Maître Aras, l'avocate de l'un des interpellés, appelle à un apaisement général et invite les élus à appuyer sa demande. Concernant la version des faits dénoncée par le maire d'Illkirch-Graffenstaden, elle insiste : "laissons les enquêteurs écouter la deuxième version des faits, qui sera donnée par mon client, et la justice trancher, pour savoir ce qui est vrai de ce qui est faux. Évitons la récupération politique. L'enquête suivra son cours et la justice tranchera. Le procureur de la République décidera des suites de l'enquête."
Dans le Haut-Rhin aussi
Le sud de l'Alsace n'est malheureusement pas épargné. Des messages insultants sont adressés aux élus et à la maire de la ville de Mulhouse. Parmi eux, des tags et collages contenant des propos sexistes ainsi que des croix gammées.

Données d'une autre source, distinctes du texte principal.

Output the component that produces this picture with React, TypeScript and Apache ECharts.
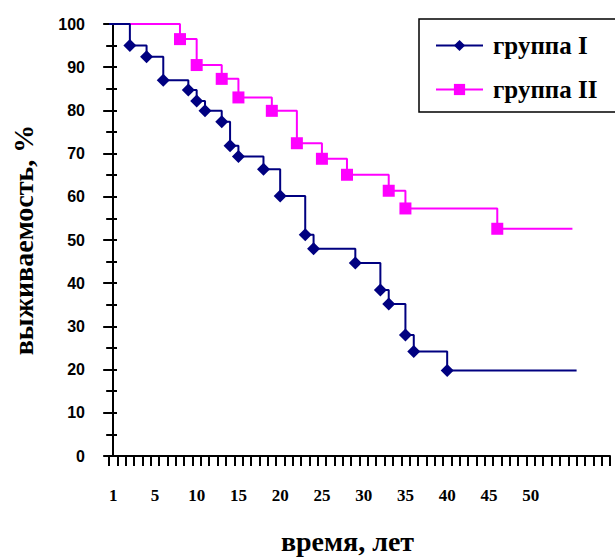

Des messages d'insultes nominatives visant Michèle Lutz, la maire LR, ont été découverts devant la mairie. La candidate du Nouveau Front Populaire, Nadia El Hajjaji, qui s'est désistée au profit d'Oliver Becht (DVD), a également été insultée avec des collages sur ses affiches électorales.
Trois groupes d'élus du conseil municipal se sont insurgés "contre ces actes innommables et immondes, révélateurs de la situation dramatique dans laquelle se trouve notre pays". Ils affirment rester "plus que jamais déterminés à restaurer un climat de sain débat politique dans le respect des idées et de l’intégrité de chacun". Les élus envisagent de porter plainte.